I can freely admit that I was somewhat skeptical when I began dipping my toes into solar power for my properties. My first experiment was on top of a four-story building in the Bronx, where I figured it wouldn’t hurt to give a potential new project a try. When I saw the energy savings happen, I knew I shouldn’t waste any time scaling up, and eventually that meant bringing solar to the top of a 45-floor Manhattan luxury high-rise. Just like in real estate, the higher you go, the better the view — only this one looks straight up.
Getting installed correctly is key. An accredited installer certified by the North American Board of Certified Energy Practitioners (NABCEP) can get you set up, and like any vendor, you’re free to shop around for the best quote. There are even leasing options if you don’t feel ready to make a long-term buying commitment.
It’s cheaper than you think, in both the short term and the long run.
The days of prohibitively expensive solar installations are long over. As the technology improves, the cost of switching to solar becomes lower by the day. Bloomberg New Energy Finance said the same thing, forecasting a drop of 60% in solar prices (registration required) over the next two decades. By 2040, their experts found, solar energy will be cheaper than coal and natural gas in metropolitan regions across the country. You won’t have to wait until then to enjoy the financial benefits, however.
In all, we save about $120,000 per year on energy costs thanks to the solar array. Not to mention the management team isn’t assuming these relatively meager costs alone.
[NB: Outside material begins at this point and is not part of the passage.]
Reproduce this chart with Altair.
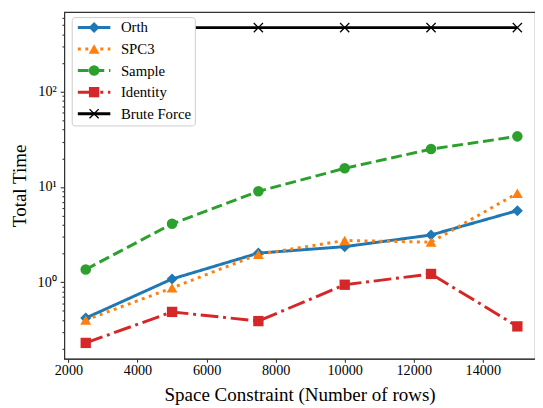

The Solar Investment Tax Credit will pay back 30% of my company’s investment in commercial solar between now and 2021, so getting started ASAP was crucial. But the ease of installation and the savings don’t paint the whole picture.
The benefits extend beyond myself.
In both residential and commercial real estate, making your tenants happy can take a lot of work and takes on an infinite number of forms. Adding solar is one of the few methods that saves you money while you generate goodwill for yourself and your building. My tenants are continually telling me how happy they are about the solar panels on the building’s roof.
They’re not happy because I’m saving on energy costs or because of my company’s solar tax credit. They’re happy because they’re proud to live in a place where innovation is embraced, not ignored. They’re happy because they can tell their friends and family that they’re living sustainably without sacrificing the amenities that make their building so attractive. They’re happy because living with green energy is the way of the future, and they can all take part just by taking up residence in this building.
I realize I must sound like a solar salesman at times here, but there’s no profit motive for me. If I seem very attached to the solar method, it’s because so many of my peers seem irrationally resistant to this easy way to improve their bottom line and lessen their environmental impact at the same time. I don’t think putting a solar installation on my roofs was a revolutionary act — only when the rest of my peers in real estate do the same thing can we call it a true revolution. With savings, ease of installation and goodwill to be had, why wait?